Luxury homebuilder Toll Brothers said its fiscal second-quarter profit fell sharply and it remained uncomfortable giving an earnings forecast in the face of the contracting housing market.
However, Toll Brothers shares rose along with those of other homebuilders on Thursday after government data showed a better-than-expected increase in new home sales.
A Commerce Department report showed that new home sales rose 16.2% in April, which was the strongest gain in 14 years, although prices fell sharply as builders cut prices to attract buyers.
For the quarter ended April 30, Toll Brothers earnings fell to $36.7 million, or 22 cents a share, from $174.9 million, or $1.06 a share, in the same quarter a year ago.
Revenue fell nearly 19% to $1.17 billion from $1.44 billion a year ago.
The results fell short of analysts' estimates. According to a Thomson Financial survey, analysts were estimating earnings would be 25 cents a share, with sales of $1.12 billion.
Earlier this month, Toll Brothers had warned it would fall short of its forecast of 43 cents to 57 cents a share.
The value of signed contracts in the latest quarter dropped 25% to $1.17 billion from a year ago.
"Given the uncertainty surrounding sales paces, and market direction and, thus, the potential for and size of future impairments, we are not comfortable giving full earnings guidance at this time," Chief Financial Officer Joel Rassman said in a statement.
After-tax write-downs reduced earnings by $72.9 million, or 44 cents a share, up from $7.3 million, or 4 cents a share, in the same quarter a year ago.
Looking ahead, Toll said it expects to deliver between 6,100 and 6,900 homes in fiscal 2007 and produce total home building revenue of $4.26 billion to $4.88 billion for the full year.
For the third quarter ending July 31, the company expects to deliver between 1,400 and 1,800 homes and produce home building revenue of between $990 million and $1.28 billion last year.
"The results were bad, everyone knew they were going to be bad," said Eric Landry, an equity analyst at Morningstar, in an interview with Reuters.

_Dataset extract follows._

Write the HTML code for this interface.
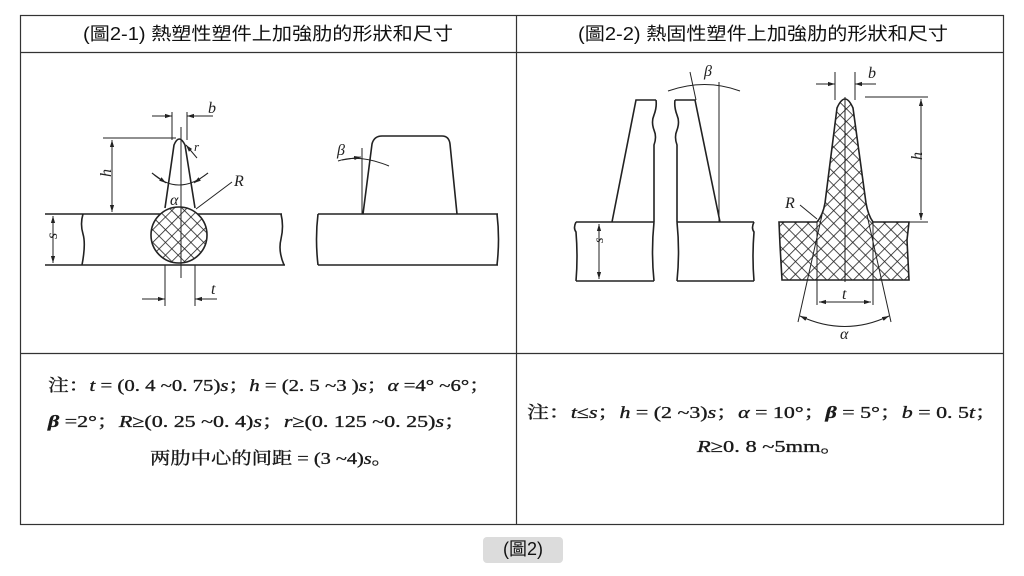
<!DOCTYPE html>
<html><head><meta charset="utf-8"><style>
html,body{margin:0;padding:0;background:#fff;width:1024px;height:576px;overflow:hidden}
svg{display:block}
.hd{font-family:"Liberation Sans","Noto Sans CJK TC",sans-serif;font-size:18px;fill:#111}
.nt{font-family:"Liberation Serif","Noto Serif CJK SC",serif;font-size:17px;fill:#1a1a1a;stroke:#1a1a1a;stroke-width:0.35}
.lb{font-family:"Liberation Serif",serif;font-style:italic;font-size:16px;fill:#222}
</style></head><body>
<svg width="1024" height="576" viewBox="0 0 1024 576" xmlns="http://www.w3.org/2000/svg">
<defs>
<pattern id="h" width="9" height="9" patternUnits="userSpaceOnUse" patternTransform="rotate(45)">
<rect width="9" height="9" fill="#fff"/>
<line x1="0" y1="0" x2="0" y2="9" stroke="#222" stroke-width="1.6"/>
<line x1="0" y1="0" x2="9" y2="0" stroke="#222" stroke-width="1.6"/>
</pattern>
<marker id="a" viewBox="0 0 10 10" refX="10" refY="5" markerWidth="7" markerHeight="7" orient="auto-start-reverse"><path d="M0,2L10,5L0,8z" fill="#222"/></marker>
</defs>
<g stroke="#333" stroke-width="1.2" fill="none">
<rect x="20.5" y="15.5" width="983" height="509"/>
<line x1="20" y1="52.5" x2="1004" y2="52.5"/>
<line x1="20" y1="353.5" x2="1004" y2="353.5"/>
<line x1="516.5" y1="15" x2="516.5" y2="525"/>
</g>
<text class="hd" x="83" y="40" textLength="370" lengthAdjust="spacingAndGlyphs">(圖2-1)  熱塑性塑件上加強肋的形狀和尺寸</text>
<text class="hd" x="578" y="40" textLength="370" lengthAdjust="spacingAndGlyphs">(圖2-2)  熱固性塑件上加強肋的形狀和尺寸</text>

<g stroke="#222" stroke-width="1.6" fill="none">
<line x1="45" y1="214" x2="282" y2="214"/>
<line x1="45" y1="265" x2="285" y2="265"/>
<path d="M83,214 q-3,10 0,20 q3,10 -1,31"/>
<path d="M281,214 q3,12 0,25 q-3,12 3,26"/>
<circle cx="179" cy="235" r="28" fill="url(#h)"/>
<path d="M165,208 L174,145 Q179,133 185,145 L195,208"/>
<line x1="181" y1="127" x2="181" y2="278" stroke-width="1"/>
<line x1="103" y1="138" x2="176" y2="138" stroke-width="1"/>
<line x1="112" y1="140" x2="112" y2="212" stroke-width="1" marker-start="url(#a)" marker-end="url(#a)"/>
<line x1="172" y1="112" x2="172" y2="140" stroke-width="1"/>
<line x1="187" y1="112" x2="187" y2="140" stroke-width="1"/>
<line x1="152" y1="116" x2="172" y2="116" stroke-width="1" marker-end="url(#a)"/>
<line x1="213" y1="116" x2="187" y2="116" stroke-width="1" marker-end="url(#a)"/>
<line x1="197" y1="158" x2="186" y2="145" stroke-width="1" marker-end="url(#a)"/>
<path d="M152,173 Q178,197 208,173" stroke-width="1"/>
<line x1="152" y1="173" x2="166" y2="183" stroke-width="1" marker-end="url(#a)"/>
<line x1="208" y1="173" x2="194" y2="183" stroke-width="1" marker-end="url(#a)"/>
<line x1="232" y1="182" x2="196" y2="209" stroke-width="1"/>
<line x1="53" y1="216" x2="53" y2="263" stroke-width="1" marker-start="url(#a)" marker-end="url(#a)"/>
<line x1="165" y1="265" x2="165" y2="306" stroke-width="1"/>
<line x1="195" y1="265" x2="195" y2="306" stroke-width="1"/>
<line x1="142" y1="299" x2="165" y2="299" stroke-width="1" marker-end="url(#a)"/>
<line x1="217" y1="299" x2="195" y2="299" stroke-width="1" marker-end="url(#a)"/>
<line x1="318" y1="214" x2="498" y2="214"/>
<line x1="318" y1="265" x2="498" y2="265"/>
<path d="M318,214 q-3,25 0,51"/>
<path d="M497,214 q3,25 0,51"/>
<path d="M363,214 L372,144 Q374,136 382,136 L442,136 Q449,136 450,144 L457,214"/>
<line x1="362" y1="148" x2="362" y2="214" stroke-width="1"/>
<path d="M338,161 Q360,154 389,166" stroke-width="1"/>
<line x1="342" y1="160" x2="361" y2="157" stroke-width="1" marker-end="url(#a)"/>
<path d="M576,222 L654,222 M576,281 L654,281"/>
<path d="M576,222 q-3,6 0,10 q2,25 0,49"/>
<path d="M654,222 q-3,30 0,59"/>
<path d="M677,222 L754,222 M677,281 L754,281"/>
<path d="M677,222 q3,30 0,59"/>
<path d="M754,222 q-3,6 0,10 q-2,25 0,49"/>
<line x1="599" y1="224" x2="599" y2="279" stroke-width="1" marker-start="url(#a)" marker-end="url(#a)"/>
<path d="M612,222 L636,100 L656,100 M654,222 L654,145 q3,-8 0,-15 q-3,-8 0,-15 q3,-8 2,-15"/>
<path d="M720,222 L695,100 L675,100 M677,222 L677,145 q-3,-8 0,-15 q3,-8 0,-15 q-3,-8 -2,-15"/>
<line x1="719" y1="82" x2="719" y2="222" stroke-width="1"/>
<line x1="690" y1="72" x2="696" y2="100" stroke-width="1"/>
<path d="M668,91 Q705,78 740,91" stroke-width="1"/>
<path d="M779,222 L817,222 Q823,215 825,203 L837,108 Q845,90 853,108 L866,203 Q868,215 873,222 L909,222 L907,240 L909,280 L782,280 L780,245 Z" fill="url(#h)"/>
<line x1="845" y1="97" x2="845" y2="282" stroke-width="1"/>
<line x1="865" y1="97" x2="928" y2="97" stroke-width="1"/>
<line x1="873" y1="222" x2="928" y2="222" stroke-width="1"/>
<line x1="921" y1="99" x2="921" y2="220" stroke-width="1" marker-start="url(#a)" marker-end="url(#a)"/>
<line x1="835" y1="72" x2="835" y2="100" stroke-width="1"/>
<line x1="855" y1="72" x2="855" y2="100" stroke-width="1"/>
<line x1="816" y1="84" x2="835" y2="84" stroke-width="1" marker-end="url(#a)"/>
<line x1="876" y1="84" x2="855" y2="84" stroke-width="1" marker-end="url(#a)"/>
<line x1="817" y1="222" x2="817" y2="305" stroke-width="1"/>
<line x1="873" y1="222" x2="873" y2="305" stroke-width="1"/>
<line x1="819" y1="302" x2="871" y2="302" stroke-width="1" marker-start="url(#a)" marker-end="url(#a)"/>
<line x1="822" y1="215" x2="798" y2="322" stroke-width="1"/>
<line x1="867" y1="215" x2="891" y2="322" stroke-width="1"/>
<path d="M800,316 Q845,337 889,316" stroke-width="1" marker-start="url(#a)" marker-end="url(#a)"/>
<line x1="800" y1="205" x2="817" y2="219" stroke-width="1"/>
</g>
<g class="lb">
<text x="208" y="113">b</text>
<text x="194" y="151" font-size="13">r</text>
<text x="170" y="205">α</text>
<text x="234" y="186">R</text>
<text x="106" y="182" transform="rotate(-90 106 177)">h</text>
<text x="52" y="244" transform="rotate(-90 52 239)">s</text>
<text x="211" y="294">t</text>
<text x="337" y="155">β</text>
<text x="704" y="76">β</text>
<text x="602" y="252" transform="rotate(-90 598 247)" font-size="14">s</text>
<text x="868" y="78">b</text>
<text x="918" y="164" transform="rotate(-90 918 160)">h</text>
<text x="785" y="208">R</text>
<text x="842" y="299">t</text>
<text x="840" y="339">α</text>
</g>
<g class="nt">
<text x="48" y="391" textLength="442" lengthAdjust="spacingAndGlyphs">注：<tspan font-style="italic">t</tspan> = (0. 4 ~0. 75)<tspan font-style="italic">s</tspan>；<tspan font-style="italic">h</tspan> = (2. 5 ~3 )<tspan font-style="italic">s</tspan>；<tspan font-style="italic">α</tspan> =4° ~6°；</text>
<text x="48" y="427" textLength="418" lengthAdjust="spacingAndGlyphs"><tspan font-style="italic" font-weight="bold">β</tspan> =2°；<tspan font-style="italic">R</tspan>≥(0. 25 ~0. 4)<tspan font-style="italic">s</tspan>；<tspan font-style="italic">r</tspan>≥(0. 125 ~0. 25)<tspan font-style="italic">s</tspan>；</text>
<text x="150" y="464" textLength="242" lengthAdjust="spacingAndGlyphs">两肋中心的间距 = (3 ~4)<tspan font-style="italic">s</tspan>。</text>
<text x="527" y="418" textLength="470" lengthAdjust="spacingAndGlyphs">注：<tspan font-style="italic">t</tspan>≤<tspan font-style="italic">s</tspan>；<tspan font-style="italic">h</tspan> = (2 ~3)<tspan font-style="italic">s</tspan>；<tspan font-style="italic">α</tspan> = 10°；<tspan font-style="italic" font-weight="bold">β</tspan> = 5°；<tspan font-style="italic">b</tspan> = 0. 5<tspan font-style="italic">t</tspan>；</text>
<text x="697" y="452" textLength="146" lengthAdjust="spacingAndGlyphs"><tspan font-style="italic">R</tspan>≥0. 8 ~5mm。</text>
</g>
<rect x="483" y="537" width="80" height="26" rx="4" fill="#dcdcdc"/>
<text x="523" y="555" text-anchor="middle" class="hd" font-size="14">(圖2)</text>
</svg>
</body></html>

For about a year, home construction has fallen off sharply on weakening demand and rising interest rates. This followed a long run-up in property values in many parts of the United States, as Americans took advantage of low interest rates and unconventional financing, like interest-only mortgages, to purchase larger and more luxurious homes.
"This is not a low-end type of phenomenon," Landry said of the slowdown. "The entire housing chain has been affected."
Analysts said much of the increase in April new home sales came in lower price tiers than Toll's market. The company sells homes worth around $700,000.